Hacker News new | ask | show | jobs
by obiterdictum 4766 days ago
C++98 "const" code still works exactly the same in single-threaded environment, so this change is not breaking, because no existing code is broken.
1 comments

100% correct; before this standard, there was no standard for how C++ code should behave when run by multiple threads.

Also, I do not think the claim that const member functions cannot have side effects is correct.

For example, it is OK, but very bad practice to have a const member function update a global integer counter.

There are two different considerations:

* what the compiler will enforce: this has nothing to do with thread safety, and will allow what you mention.
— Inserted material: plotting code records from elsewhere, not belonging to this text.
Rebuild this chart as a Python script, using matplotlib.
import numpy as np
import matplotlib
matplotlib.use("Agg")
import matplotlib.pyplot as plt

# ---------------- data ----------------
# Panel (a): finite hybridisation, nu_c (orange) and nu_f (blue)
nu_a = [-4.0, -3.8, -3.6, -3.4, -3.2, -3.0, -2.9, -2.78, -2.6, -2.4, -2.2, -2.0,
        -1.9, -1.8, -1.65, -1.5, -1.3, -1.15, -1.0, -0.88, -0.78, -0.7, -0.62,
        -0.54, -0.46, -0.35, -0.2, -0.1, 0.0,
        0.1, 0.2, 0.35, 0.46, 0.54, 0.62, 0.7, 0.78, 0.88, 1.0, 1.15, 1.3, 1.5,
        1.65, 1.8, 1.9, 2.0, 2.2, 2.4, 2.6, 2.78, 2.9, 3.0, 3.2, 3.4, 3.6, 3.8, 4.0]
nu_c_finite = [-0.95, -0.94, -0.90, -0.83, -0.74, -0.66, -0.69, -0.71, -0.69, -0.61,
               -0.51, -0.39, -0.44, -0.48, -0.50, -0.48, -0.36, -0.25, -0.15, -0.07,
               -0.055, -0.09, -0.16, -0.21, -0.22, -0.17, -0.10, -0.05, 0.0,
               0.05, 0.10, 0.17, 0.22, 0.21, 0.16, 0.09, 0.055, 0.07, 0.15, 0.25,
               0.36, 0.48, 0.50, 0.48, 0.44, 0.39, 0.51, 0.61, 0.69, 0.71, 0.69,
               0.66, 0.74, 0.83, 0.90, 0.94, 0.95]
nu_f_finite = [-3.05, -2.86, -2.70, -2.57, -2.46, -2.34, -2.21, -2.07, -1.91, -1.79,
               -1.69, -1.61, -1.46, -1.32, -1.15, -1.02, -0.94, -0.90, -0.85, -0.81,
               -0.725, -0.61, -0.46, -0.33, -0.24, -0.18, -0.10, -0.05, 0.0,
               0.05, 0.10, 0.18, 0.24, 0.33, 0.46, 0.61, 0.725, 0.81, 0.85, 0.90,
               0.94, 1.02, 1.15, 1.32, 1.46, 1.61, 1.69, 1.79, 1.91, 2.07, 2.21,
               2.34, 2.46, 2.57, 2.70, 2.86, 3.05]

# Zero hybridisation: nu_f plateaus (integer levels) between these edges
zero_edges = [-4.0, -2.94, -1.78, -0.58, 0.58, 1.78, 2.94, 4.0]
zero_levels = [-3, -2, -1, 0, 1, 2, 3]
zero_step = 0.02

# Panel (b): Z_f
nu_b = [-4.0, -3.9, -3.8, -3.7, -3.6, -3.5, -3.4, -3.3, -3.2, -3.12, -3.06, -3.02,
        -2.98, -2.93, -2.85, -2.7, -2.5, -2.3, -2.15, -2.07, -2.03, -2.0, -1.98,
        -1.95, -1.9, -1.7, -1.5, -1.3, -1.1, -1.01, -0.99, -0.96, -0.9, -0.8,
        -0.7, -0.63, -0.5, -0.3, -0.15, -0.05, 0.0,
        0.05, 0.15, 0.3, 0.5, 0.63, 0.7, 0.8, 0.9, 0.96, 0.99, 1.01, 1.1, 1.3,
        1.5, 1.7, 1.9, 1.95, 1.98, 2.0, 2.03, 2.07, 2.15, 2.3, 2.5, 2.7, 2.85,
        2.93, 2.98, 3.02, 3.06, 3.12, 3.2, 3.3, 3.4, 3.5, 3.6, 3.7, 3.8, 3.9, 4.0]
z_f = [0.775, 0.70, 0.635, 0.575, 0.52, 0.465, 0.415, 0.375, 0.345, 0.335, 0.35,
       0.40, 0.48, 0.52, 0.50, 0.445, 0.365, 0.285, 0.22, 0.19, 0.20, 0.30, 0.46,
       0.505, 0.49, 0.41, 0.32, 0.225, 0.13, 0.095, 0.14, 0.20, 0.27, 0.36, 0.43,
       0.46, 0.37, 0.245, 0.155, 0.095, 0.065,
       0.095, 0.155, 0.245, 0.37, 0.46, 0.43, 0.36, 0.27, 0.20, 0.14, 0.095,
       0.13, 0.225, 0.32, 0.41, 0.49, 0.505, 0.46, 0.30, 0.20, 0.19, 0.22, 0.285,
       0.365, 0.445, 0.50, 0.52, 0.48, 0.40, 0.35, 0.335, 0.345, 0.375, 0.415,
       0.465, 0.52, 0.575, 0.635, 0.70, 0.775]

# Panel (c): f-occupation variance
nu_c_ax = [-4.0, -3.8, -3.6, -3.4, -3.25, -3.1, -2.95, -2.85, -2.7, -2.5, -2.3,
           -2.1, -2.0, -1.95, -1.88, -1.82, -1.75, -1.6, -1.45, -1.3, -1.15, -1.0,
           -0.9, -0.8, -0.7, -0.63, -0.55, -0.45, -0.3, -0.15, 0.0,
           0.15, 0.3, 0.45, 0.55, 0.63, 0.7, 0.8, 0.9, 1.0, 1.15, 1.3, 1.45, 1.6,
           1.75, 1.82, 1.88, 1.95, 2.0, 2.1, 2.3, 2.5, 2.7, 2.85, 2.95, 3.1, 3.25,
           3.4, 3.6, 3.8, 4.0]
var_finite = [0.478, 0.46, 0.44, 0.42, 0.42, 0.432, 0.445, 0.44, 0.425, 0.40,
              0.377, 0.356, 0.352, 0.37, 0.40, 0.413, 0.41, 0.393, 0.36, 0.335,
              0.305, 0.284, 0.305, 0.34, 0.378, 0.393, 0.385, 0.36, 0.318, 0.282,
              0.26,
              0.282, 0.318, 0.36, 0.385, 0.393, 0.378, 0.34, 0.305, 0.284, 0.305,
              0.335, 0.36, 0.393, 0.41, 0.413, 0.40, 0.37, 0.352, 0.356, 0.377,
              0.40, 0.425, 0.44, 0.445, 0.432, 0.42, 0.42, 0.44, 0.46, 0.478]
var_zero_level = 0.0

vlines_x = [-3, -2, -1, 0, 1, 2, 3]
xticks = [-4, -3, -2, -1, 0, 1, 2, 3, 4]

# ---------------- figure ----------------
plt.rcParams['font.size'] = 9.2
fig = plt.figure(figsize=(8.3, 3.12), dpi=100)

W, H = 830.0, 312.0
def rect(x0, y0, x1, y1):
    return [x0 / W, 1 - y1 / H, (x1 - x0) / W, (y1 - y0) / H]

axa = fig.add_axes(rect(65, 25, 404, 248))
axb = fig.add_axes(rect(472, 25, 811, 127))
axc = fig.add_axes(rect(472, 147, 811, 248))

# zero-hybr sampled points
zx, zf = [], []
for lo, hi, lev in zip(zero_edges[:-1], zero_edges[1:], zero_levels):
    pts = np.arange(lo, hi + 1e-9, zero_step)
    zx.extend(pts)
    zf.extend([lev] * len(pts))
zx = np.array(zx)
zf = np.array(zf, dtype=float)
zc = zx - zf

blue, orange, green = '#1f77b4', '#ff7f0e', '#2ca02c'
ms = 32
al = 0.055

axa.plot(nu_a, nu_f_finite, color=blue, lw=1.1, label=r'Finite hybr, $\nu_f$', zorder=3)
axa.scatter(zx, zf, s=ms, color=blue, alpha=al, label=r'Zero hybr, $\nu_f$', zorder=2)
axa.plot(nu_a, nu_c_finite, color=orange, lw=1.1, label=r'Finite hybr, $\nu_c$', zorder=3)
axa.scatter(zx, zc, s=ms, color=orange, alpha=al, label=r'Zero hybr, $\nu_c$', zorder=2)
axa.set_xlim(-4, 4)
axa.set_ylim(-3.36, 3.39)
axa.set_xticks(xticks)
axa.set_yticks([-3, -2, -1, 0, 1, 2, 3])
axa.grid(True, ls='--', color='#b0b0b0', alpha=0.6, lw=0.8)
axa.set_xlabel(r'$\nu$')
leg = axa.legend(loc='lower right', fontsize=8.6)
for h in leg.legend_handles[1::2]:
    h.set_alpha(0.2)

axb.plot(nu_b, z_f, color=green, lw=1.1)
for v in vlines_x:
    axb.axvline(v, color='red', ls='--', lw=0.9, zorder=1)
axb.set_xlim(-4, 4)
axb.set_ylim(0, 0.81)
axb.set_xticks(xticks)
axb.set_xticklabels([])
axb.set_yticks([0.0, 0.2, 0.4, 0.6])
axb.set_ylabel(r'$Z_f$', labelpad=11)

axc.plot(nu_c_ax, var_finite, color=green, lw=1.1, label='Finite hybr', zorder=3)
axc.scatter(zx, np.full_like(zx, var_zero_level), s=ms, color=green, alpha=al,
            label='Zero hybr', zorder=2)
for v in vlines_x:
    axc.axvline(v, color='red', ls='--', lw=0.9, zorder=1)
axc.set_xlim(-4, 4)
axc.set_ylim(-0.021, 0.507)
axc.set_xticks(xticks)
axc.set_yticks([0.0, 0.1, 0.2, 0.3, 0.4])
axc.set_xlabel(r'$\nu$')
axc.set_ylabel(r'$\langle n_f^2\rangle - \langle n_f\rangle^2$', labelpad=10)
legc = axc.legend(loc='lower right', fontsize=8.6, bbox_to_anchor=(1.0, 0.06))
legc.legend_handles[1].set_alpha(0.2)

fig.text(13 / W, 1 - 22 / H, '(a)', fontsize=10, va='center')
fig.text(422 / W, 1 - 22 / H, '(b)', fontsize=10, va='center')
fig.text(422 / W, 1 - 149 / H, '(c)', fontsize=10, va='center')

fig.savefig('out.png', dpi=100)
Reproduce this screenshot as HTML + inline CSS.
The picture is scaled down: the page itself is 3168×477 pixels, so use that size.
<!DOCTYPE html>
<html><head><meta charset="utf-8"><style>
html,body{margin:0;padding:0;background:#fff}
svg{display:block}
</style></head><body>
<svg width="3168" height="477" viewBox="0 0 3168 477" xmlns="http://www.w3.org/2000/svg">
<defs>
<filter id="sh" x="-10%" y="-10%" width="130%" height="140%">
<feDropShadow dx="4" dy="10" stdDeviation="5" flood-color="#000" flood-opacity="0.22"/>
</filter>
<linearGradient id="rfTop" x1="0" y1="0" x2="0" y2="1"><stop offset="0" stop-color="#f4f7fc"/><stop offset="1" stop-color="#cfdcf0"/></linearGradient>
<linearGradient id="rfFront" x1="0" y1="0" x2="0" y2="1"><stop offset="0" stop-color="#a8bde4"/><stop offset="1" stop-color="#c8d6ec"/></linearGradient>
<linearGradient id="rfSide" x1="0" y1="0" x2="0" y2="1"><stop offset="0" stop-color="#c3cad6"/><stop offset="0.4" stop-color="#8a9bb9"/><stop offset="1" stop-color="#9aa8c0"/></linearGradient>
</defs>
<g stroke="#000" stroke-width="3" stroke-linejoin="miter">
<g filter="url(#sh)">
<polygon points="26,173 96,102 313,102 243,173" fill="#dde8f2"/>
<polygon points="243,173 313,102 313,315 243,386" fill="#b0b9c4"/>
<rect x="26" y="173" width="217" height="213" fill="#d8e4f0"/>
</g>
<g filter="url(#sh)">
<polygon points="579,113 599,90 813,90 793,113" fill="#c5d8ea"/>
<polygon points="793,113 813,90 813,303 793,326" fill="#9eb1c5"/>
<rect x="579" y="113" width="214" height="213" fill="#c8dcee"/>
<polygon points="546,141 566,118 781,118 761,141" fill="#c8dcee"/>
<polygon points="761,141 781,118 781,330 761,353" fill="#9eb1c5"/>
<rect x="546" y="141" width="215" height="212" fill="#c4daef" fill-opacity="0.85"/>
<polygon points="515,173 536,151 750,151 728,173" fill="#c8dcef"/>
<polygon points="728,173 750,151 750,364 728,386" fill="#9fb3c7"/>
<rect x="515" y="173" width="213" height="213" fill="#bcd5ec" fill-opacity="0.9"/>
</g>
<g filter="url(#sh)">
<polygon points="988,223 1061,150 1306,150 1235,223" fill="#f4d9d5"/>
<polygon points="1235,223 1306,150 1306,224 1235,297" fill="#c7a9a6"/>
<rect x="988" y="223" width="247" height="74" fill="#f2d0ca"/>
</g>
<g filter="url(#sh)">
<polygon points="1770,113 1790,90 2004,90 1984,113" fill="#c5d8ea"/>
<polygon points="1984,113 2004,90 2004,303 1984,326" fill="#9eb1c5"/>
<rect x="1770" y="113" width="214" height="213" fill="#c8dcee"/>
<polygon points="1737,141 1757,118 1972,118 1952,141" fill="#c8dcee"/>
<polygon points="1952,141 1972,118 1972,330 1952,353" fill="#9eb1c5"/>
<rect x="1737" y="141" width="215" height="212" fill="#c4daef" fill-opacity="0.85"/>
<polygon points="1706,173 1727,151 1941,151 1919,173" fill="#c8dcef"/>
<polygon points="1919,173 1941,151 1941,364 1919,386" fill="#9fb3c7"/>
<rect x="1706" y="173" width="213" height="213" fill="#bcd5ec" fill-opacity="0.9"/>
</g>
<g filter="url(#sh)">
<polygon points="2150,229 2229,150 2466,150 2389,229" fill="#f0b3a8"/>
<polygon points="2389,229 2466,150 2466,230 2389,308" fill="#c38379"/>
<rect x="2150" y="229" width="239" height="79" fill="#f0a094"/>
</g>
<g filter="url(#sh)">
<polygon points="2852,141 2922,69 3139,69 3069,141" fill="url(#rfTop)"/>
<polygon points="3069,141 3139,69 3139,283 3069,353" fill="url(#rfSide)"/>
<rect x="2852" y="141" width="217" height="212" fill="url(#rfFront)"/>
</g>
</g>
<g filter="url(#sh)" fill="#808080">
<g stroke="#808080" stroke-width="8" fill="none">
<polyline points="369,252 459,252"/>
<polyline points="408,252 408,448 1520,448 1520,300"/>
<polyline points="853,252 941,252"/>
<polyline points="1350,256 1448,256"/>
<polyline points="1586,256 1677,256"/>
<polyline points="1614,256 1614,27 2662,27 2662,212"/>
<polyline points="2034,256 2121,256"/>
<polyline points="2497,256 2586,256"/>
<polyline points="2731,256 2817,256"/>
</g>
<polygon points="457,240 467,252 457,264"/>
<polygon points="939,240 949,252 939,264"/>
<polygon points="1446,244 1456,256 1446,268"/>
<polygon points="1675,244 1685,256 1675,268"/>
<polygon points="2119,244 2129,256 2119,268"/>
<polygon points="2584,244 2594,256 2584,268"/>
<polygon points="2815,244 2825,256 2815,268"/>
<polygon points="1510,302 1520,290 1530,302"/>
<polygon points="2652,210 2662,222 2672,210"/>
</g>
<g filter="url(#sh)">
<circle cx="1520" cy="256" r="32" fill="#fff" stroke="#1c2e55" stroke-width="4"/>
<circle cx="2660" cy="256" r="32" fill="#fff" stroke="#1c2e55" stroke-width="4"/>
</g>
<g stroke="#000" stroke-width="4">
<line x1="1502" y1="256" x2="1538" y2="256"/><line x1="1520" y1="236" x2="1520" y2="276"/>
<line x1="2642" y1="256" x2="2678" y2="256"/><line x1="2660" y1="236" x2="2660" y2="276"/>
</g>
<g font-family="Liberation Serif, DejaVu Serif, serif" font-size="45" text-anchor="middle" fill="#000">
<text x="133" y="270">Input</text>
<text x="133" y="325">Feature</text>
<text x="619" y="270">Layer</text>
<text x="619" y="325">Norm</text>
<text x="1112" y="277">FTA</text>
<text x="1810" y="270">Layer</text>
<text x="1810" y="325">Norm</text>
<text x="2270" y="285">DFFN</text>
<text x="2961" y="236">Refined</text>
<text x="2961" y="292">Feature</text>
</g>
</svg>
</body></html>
* what guarantees the standard library will give:

[17.6.5.9/3] A C++ standard library function shall not directly or indirectly modify objects (1.10) accessible by threads other than the current thread unless the objects are accessed directly or indirectly via the function’s non-const arguments, including this.

This means that the standard library assumes that your const objects will be thread safe in order to guarantee thread-safety itself. Updating a global without synchronization is not thread-safe.

indeed, this article sounds overly alarming. It is true though that it's possible that future code written with the c++11 spec in mind will incorrectly assume some properties of a library which was written as c++98.

In this case the user of the library should be aware of which assumptions the library guarantees, not only what the current compiler does

Also, you can declare member variables as mutable which allows you to modify it from a const function. An example legitimate application for this is acquiring a read lock on a mutex from a const function.
C++11 is finally saying that this is not ok, as it really breaks the const contract, and can produce varying behavior in a threaded situation.

You could also argue that read/write locks aren't legitimate applications (starvation, increased contention, alternate solutions).

But the const function could still accept a non-const reference to a mutex, and still produce varying behavior in a threaded situation. In other words, what you're describing as the const contract sounds a lot like a pure function, which it definitely is not.
I'm not sure how it would produce varying behavior if it satisfies the const contract, in regards to the object itself.

You're passing in a non-const reference, so wherever that came from would be expected to change. However the object itself would not change. Your object would be at StateA regardless of who gets the mutex first.

Also if a function doesn't have _ANY_ side effect how can it be thread unsafe ?
It could rely on another variable for computation, and that other variable could be accessed outside of the function. Eg)

class c { int m1; public: void set_m1( int i ) { m1 = i; } int calc( int i ) const { return m1 * 10; } };

calc is properly const, but it's not threadsafe.

calc is bitwise const function and therefore is perfectly threadsafe: http://herbsutter.com/2013/05/24/gotw-6a-const-correctness-p...

Threadsafety(in this context) means that any sequence of calls of const-functions from any number of threads will have the same result. In your case there is a single const function, and you may call calc(0) from several threads and it always will return the same value. So it is pretty threadsafe.

Replace int with long long on a 32-bit system, and the stance remains the same. But you are right, as written it is thread safe in the given context. :-)
Doesn't matter: any sequence of calls for calc() from any number of threads will always yield the same result.

Mutating m1 non-atomically is completely unrelated here, because non-const functions may be not threadsafe. You should just ensure that const functions are threadsafe.

The only time I could see that not being threadsafe is with something like a double on a system without native support, such that bits could change during operation. Even then I think the information gets pulled out.

On most systems, the value of calc will still be a race condition dependent on what thread gets there first, even if you lock around m1 or make it atomic. Calc will pull the value from m1 into a register, perform the operation, then return the newly calculated value. Another thread changing m1 will not matter.